The latest version of EMR supports the following job submission modes:
  • Header/Gateway Node: In this mode, the spark-submit process runs on the master node and is not monitored by YARN. The spark-submit process requests a large amount of memory. A large number of jobs consume many resources of the master node, which causes an unstable cluster.
  • Worker Node: In this mode, the spark-submit process runs on a core node, occupies a YARN container, and is monitored by YARN. This mode reduces the resource usage on the master node.
In an EMR cluster, the memory consumed by a job instance consists of the memory consumed by the launcher and the memory consumed by a specific job. For a Spark job, the memory consumed by a job is further divided into the memory consumed by the spark-submit module (not the process), the memory consumed by the driver, and the memory consumed by the executor. The process where the driver runs varies based on the mode in which Spark applications are launched in YARN.
  • If Spark applications are launched in yarn-client mode, the driver runs in the same process as spark-submit. If you submit a job in LOCAL mode, the process runs on the master node and is not monitored by YARN. If you submit a job in YARN mode, the process runs on a core node, occupies a YARN container, and is monitored by YARN.
  • If Spark applications are launched in yarn-cluster mode, the driver runs in a separate process and occupies a YARN container. In this case, the driver and spark-submit run in different processes.

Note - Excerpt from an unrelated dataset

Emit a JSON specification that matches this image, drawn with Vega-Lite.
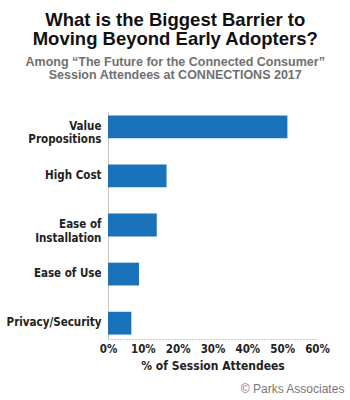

To sum up, the job submission mode determines whether the spark-submit process runs on the master or core node, and whether the spark-submit process is monitored by YARN. Whether the driver and spark-submit run in the same process depends on the launching mode of Spark applications, which can be yarn-client or yarn-cluster.

Add annotations

You can add annotations to job scripts to configure job parameters in data development. Add an annotation in the following format:
!!! @<Annotation name>: <Annotation content>
Note !!!Do not indent the three exclamation points (!!!) that start an annotation. Add one annotation in a line.
The following table lists all supported annotations.
Annotation name Description Example
rem Adds a comment.
!!! @rem: This is a comment.
env Adds an environment variable.
!!! @env: ENV_1=ABC
var Adds a custom variable.
!!! @var: var1="value1 and \"one string end with 3 spaces\"   "
!!! @var: var2=${yyyy-MM-dd}
resource Adds a resource file.
!!! @resource: oss://bucket1/dir1/file.jar
sharedlibs Adds dependency libraries. This annotation is valid only in Streaming SQL jobs. Separate multiple dependency libraries with commas (,).
!!! @sharedlibs: sharedlibs:streamingsql:datasources-bundle:1.7.0,...
scheduler.queue Specifies the queue to which the job is submitted.
!!! @scheduler.queue: default
scheduler.vmem Specifies the memory required to run the job. Unit: MiB.
!!! @scheduler.vmem: 1024
scheduler.vcores Specifies the number of vCores required to run the job.
!!! @scheduler.vcores: 1
scheduler.priority Specifies the priority of the job. Valid values: 1 to 100.
!!! @scheduler.priority: 1
scheduler.user Specifies the user who submits the job.
!!! @scheduler.user: root
Notice
When you add annotations, take note of the following points:
  • Invalid annotations are automatically skipped. For example, an unknown annotation or an annotation whose content is in an invalid format will be skipped.
  • Job parameters specified in annotations take precedence over job parameters specified in the Job Settings panel. If a parameter is specified both in an annotation and in the Job Settings panel, the parameter setting specified in the annotation takes effect.